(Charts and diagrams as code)

════

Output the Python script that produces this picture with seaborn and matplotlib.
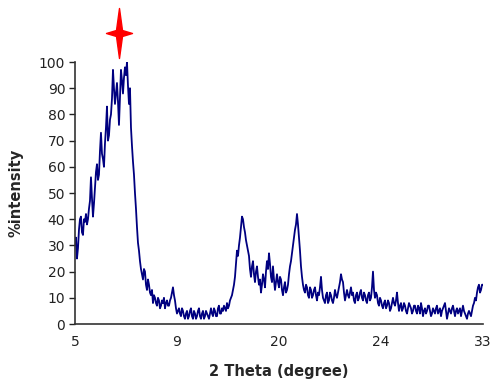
import matplotlib
matplotlib.use("Agg")
import matplotlib.pyplot as plt
import numpy as np
import pandas as pd
import seaborn as sns
from matplotlib.path import Path

# intensity, one value per sample along the axis
intensity = [
    30, 33, 25, 29, 36, 40, 41, 35, 34, 40, 39, 42, 38, 40, 44, 47, 56, 48, 41, 46,
    52, 58, 61, 55, 57, 66, 73, 65, 63, 60, 69, 75, 83, 70, 72, 78, 80, 86, 97, 90,
    84, 88, 92, 85, 76, 87, 97, 93, 88, 94, 98, 95, 100, 91, 84, 90, 75, 68, 62, 57,
    50, 44, 37, 31, 28, 24, 21, 19, 17, 21, 20, 15, 13, 17, 15, 12, 11, 13, 8, 11,
    10, 8, 7, 10, 9, 6, 7, 9, 8, 10, 6, 8, 9, 7, 7, 9, 10, 12, 14, 11,
    9, 6, 4, 5, 6, 4, 3, 6, 5, 3, 2, 4, 5, 2, 3, 5, 6, 3, 2, 5,
    4, 2, 3, 5, 6, 3, 2, 4, 5, 2, 3, 5, 4, 3, 2, 4, 6, 4, 3, 6,
    5, 3, 3, 6, 7, 4, 4, 6, 5, 7, 6, 5, 8, 6, 7, 9, 10, 11, 13, 15,
    18, 23, 28, 26, 30, 33, 37, 41, 40, 37, 35, 32, 30, 28, 26, 21, 18, 22, 24, 19,
    16, 20, 22, 18, 15, 17, 12, 15, 19, 17, 14, 20, 24, 21, 27, 23, 18, 16, 22, 17,
    13, 16, 19, 16, 14, 18, 17, 13, 11, 14, 16, 12, 13, 15, 19, 22, 24, 27, 30, 33,
    36, 38, 42, 38, 33, 28, 22, 18, 15, 13, 12, 15, 14, 11, 10, 14, 13, 10, 11, 13,
    14, 11, 9, 12, 11, 14, 18, 13, 10, 9, 8, 11, 12, 8, 9, 12, 11, 9, 8, 10,
    13, 11, 10, 12, 14, 16, 19, 17, 16, 12, 9, 11, 13, 11, 10, 12, 14, 11, 12, 9,
    8, 11, 12, 9, 10, 12, 13, 10, 9, 12, 11, 9, 8, 11, 12, 9, 10, 14, 20, 13,
    10, 12, 11, 8, 7, 10, 9, 7, 6, 8, 9, 6, 7, 9, 8, 5, 6, 8, 10, 8,
    7, 9, 12, 8, 5, 7, 8, 5, 6, 8, 7, 5, 4, 6, 8, 7, 6, 4, 5, 7,
    7, 5, 4, 7, 6, 4, 8, 6, 3, 5, 6, 4, 5, 7, 7, 5, 3, 4, 6, 5,
    4, 6, 7, 4, 5, 6, 3, 5, 6, 7, 8, 5, 2, 4, 6, 5, 4, 6, 7, 5,
    3, 5, 6, 4, 5, 6, 3, 5, 7, 5, 4, 3, 2, 4, 5, 4, 3, 5, 7, 8,
    10, 9, 12, 14, 15, 12, 13, 15, 15,
]
tick_labels = ["5", "9", "20", "24", "33"]
peak_index = 44
star_height = 111

df = pd.DataFrame({"pos": np.arange(len(intensity)), "intensity": intensity})
n = len(intensity) - 1

sns.set_style("white")
plt.rcParams["font.family"] = ["DejaVu Sans"]

fig = plt.figure(figsize=(4.91, 3.83), dpi=100)
ax = fig.add_axes([0.1527, 0.154, 0.831, 0.684])

sns.lineplot(data=df, x="pos", y="intensity", ax=ax, color="#000080", linewidth=1.3)

# red four pointed star over the main peak
star = Path([(0, 1), (0.12, 0.12), (0.52, 0), (0.12, -0.12), (0, -1), (-0.12, -0.12),
             (-0.52, 0), (-0.12, 0.12), (0, 1)], closed=True)
ax.plot([peak_index], [star_height], marker=star, markersize=36, color="red",
        linestyle="none", clip_on=False)

ax.set_xlim(0, n)
ax.set_ylim(0, 100)
ax.set_xticks([0, n / 4, n / 2, 3 * n / 4, n])
ax.set_xticklabels(tick_labels)
ax.set_yticks(range(0, 101, 10))
ax.tick_params(axis="x", length=0, pad=8, labelsize=10, colors="#222222")
ax.tick_params(axis="y", length=4, width=1, pad=3, labelsize=10, colors="#222222",
               direction="out", left=True)

for side in ["top", "right"]:
    ax.spines[side].set_visible(False)
for side in ["left", "bottom"]:
    ax.spines[side].set_color("#333333")
    ax.spines[side].set_linewidth(1.2)

ax.set_xlabel("2 Theta (degree)", fontsize=10.5, fontweight="bold", labelpad=11)
ax.set_ylabel("%intensity", fontsize=10.5, fontweight="bold", labelpad=11)

fig.savefig("out.png", dpi=100)
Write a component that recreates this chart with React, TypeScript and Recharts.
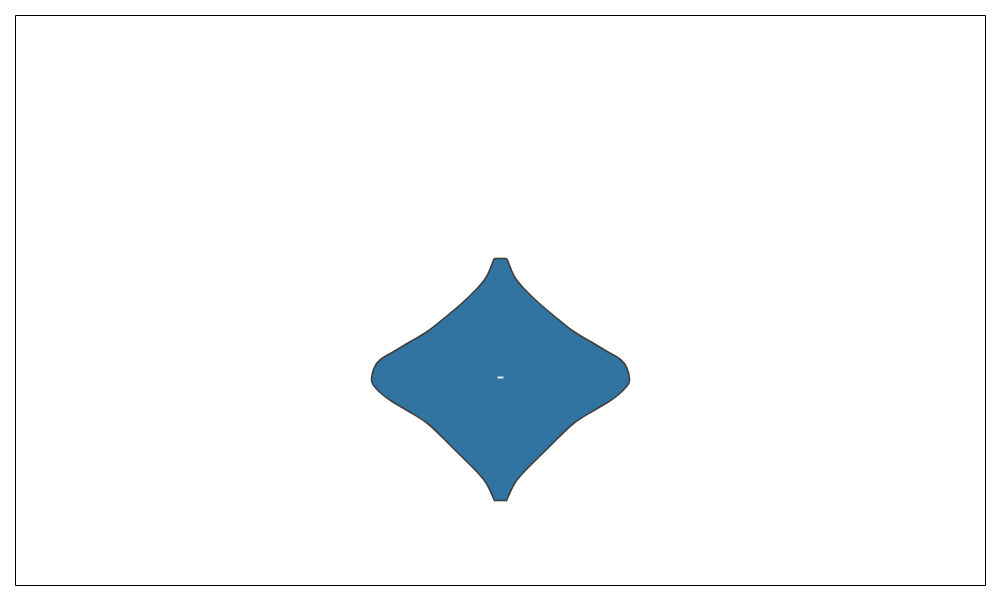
import React from 'react';
import { ComposedChart, Area, XAxis, YAxis, ReferenceArea, ReferenceLine } from 'recharts';

// value levels along the violin (up is positive) and the kde half-width at each
const levels = [1.2, 1.15, 1.03, 0.9, 0.74, 0.6, 0.47, 0.37, 0.27, 0.19, 0.1, 0, -0.07, -0.17, -0.24, -0.34, -0.45, -0.6, -0.77, -0.94, -1.07, -1.2, -1.22];
const density = [0.047, 0.064, 0.103, 0.181, 0.31, 0.44, 0.568, 0.698, 0.827, 0.93, 0.982, 1.0, 0.984, 0.907, 0.829, 0.698, 0.566, 0.442, 0.31, 0.178, 0.1, 0.054, 0.047];
const median = 0.01;

const data = levels.map((v, i) => ({ v, band: [-density[i], density[i]] }));

const xDomain = [-3.76, 3.76];
const yDomain = [-2.07, 3.63];
const topCap = density[0];
const bottomCap = density[density.length - 1];

export default function App() {
  return (
    <div style={{ position: 'absolute', left: 0, top: 0 }}>
      <ComposedChart
        width={1000}
        height={600}
        layout="vertical"
        data={data}
        margin={{ top: 15.5, right: 14.5, bottom: 14.5, left: 15.5 }}
      >
        <XAxis type="number" domain={xDomain} hide allowDataOverflow />
        <YAxis type="number" dataKey="v" domain={yDomain} hide allowDataOverflow reversed />
        <ReferenceArea
          x1={xDomain[0]}
          x2={xDomain[1]}
          y1={yDomain[0]}
          y2={yDomain[1]}
          fill="none"
          stroke="#000"
          strokeWidth={1}
          ifOverflow="visible"
        />
        <Area
          dataKey="band"
          type="natural"
          fill="#3274a1"
          fillOpacity={1}
          stroke="#3f3f3f"
          strokeWidth={1.6}
          isAnimationActive={false}
          dot={false}
          activeDot={false}
        />
        <ReferenceLine
          segment={[{ x: -topCap, y: levels[0] }, { x: topCap, y: levels[0] }]}
          stroke="#3f3f3f"
          strokeWidth={1.6}
        />
        <ReferenceLine
          segment={[{ x: -bottomCap, y: levels[levels.length - 1] }, { x: bottomCap, y: levels[levels.length - 1] }]}
          stroke="#3f3f3f"
          strokeWidth={1.6}
        />
        <ReferenceLine
          segment={[{ x: -0.023, y: median }, { x: 0.023, y: median }]}
          stroke="#eaeaf2"
          strokeWidth={2}
        />
      </ComposedChart>
    </div>
  );
}
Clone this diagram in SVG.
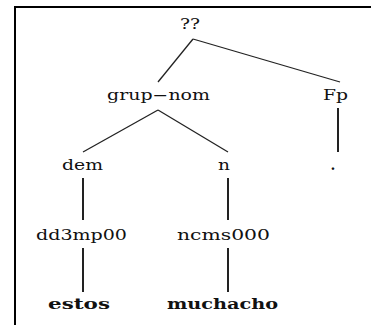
<svg xmlns="http://www.w3.org/2000/svg" width="371" height="325" viewBox="0 0 371 325">
  <style>
    .lbl { font-family: "DejaVu Serif", "Liberation Serif", serif; font-size: 14px; fill: #111; text-anchor: middle; }
    .word { font-weight: bold; }
    .edge { stroke: #222; stroke-width: 1.3; fill: none; }
    .stem { stroke: #222; stroke-width: 2; fill: none; }
    .frame { stroke: #000; stroke-width: 2; fill: none; }
  </style>
  <rect width="371" height="325" fill="#fff"/>
  <!-- frame -->
  <path class="frame" d="M15 326 V7 H372"/>

  <g id="connectors">
    <line class="edge" x1="193" y1="39" x2="158" y2="82"/>
    <line class="edge" x1="193" y1="39" x2="340" y2="82"/>
    <line class="edge" x1="158" y1="110" x2="83" y2="152"/>
    <line class="edge" x1="158" y1="110" x2="228" y2="152"/>
    <line class="stem" x1="338" y1="108" x2="338" y2="152"/>
    <line class="stem" x1="83" y1="178" x2="83" y2="220"/>
    <line class="stem" x1="228" y1="178" x2="228" y2="220"/>
    <line class="stem" x1="83" y1="248" x2="83" y2="292"/>
    <line class="stem" x1="228" y1="248" x2="228" y2="292"/>
  </g>

  <g id="root"><text class="lbl" x="190" y="29" textLength="20" lengthAdjust="spacingAndGlyphs">??</text></g>
  <g id="grup-nom"><text class="lbl" x="158.5" y="100" textLength="103" lengthAdjust="spacingAndGlyphs">grup−nom</text></g>
  <g id="Fp"><text class="lbl" x="335.5" y="100" textLength="25" lengthAdjust="spacingAndGlyphs">Fp</text></g>
  <g id="dem"><text class="lbl" x="82.5" y="170" textLength="41" lengthAdjust="spacingAndGlyphs">dem</text></g>
  <g id="n"><text class="lbl" x="224" y="170" textLength="12" lengthAdjust="spacingAndGlyphs">n</text></g>
  <g id="period"><text class="lbl word" x="333" y="170">.</text></g>
  <g id="dd3mp00"><text class="lbl" x="81.5" y="240" textLength="91" lengthAdjust="spacingAndGlyphs">dd3mp00</text></g>
  <g id="ncms000"><text class="lbl" x="223.5" y="240" textLength="93" lengthAdjust="spacingAndGlyphs">ncms000</text></g>
  <g id="estos"><text class="lbl word" x="79" y="309" textLength="62" lengthAdjust="spacingAndGlyphs">estos</text></g>
  <g id="muchacho"><text class="lbl word" x="222.5" y="309" textLength="111" lengthAdjust="spacingAndGlyphs">muchacho</text></g>
</svg>
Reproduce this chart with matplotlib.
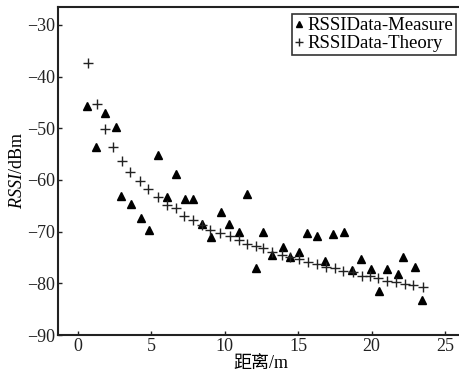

════

- Task directions
Transcribe only the lines above that start at the line containing "Write a component" and end at the line containing "const bottomCap = density[density.length". Omit pictures.

- Completed exercise
Write a component that recreates this chart with React, TypeScript and Recharts.
import React from 'react';
import { ComposedChart, Area, XAxis, YAxis, ReferenceArea, ReferenceLine } from 'recharts';

// value levels along the violin (up is positive) and the kde half-width at each
const levels = [1.2, 1.15, 1.03, 0.9, 0.74, 0.6, 0.47, 0.37, 0.27, 0.19, 0.1, 0, -0.07, -0.17, -0.24, -0.34, -0.45, -0.6, -0.77, -0.94, -1.07, -1.2, -1.22];
const density = [0.047, 0.064, 0.103, 0.181, 0.31, 0.44, 0.568, 0.698, 0.827, 0.93, 0.982, 1.0, 0.984, 0.907, 0.829, 0.698, 0.566, 0.442, 0.31, 0.178, 0.1, 0.054, 0.047];
const median = 0.01;

const data = levels.map((v, i) => ({ v, band: [-density[i], density[i]] }));

const xDomain = [-3.76, 3.76];
const yDomain = [-2.07, 3.63];
const topCap = density[0];
const bottomCap = density[density.length - 1];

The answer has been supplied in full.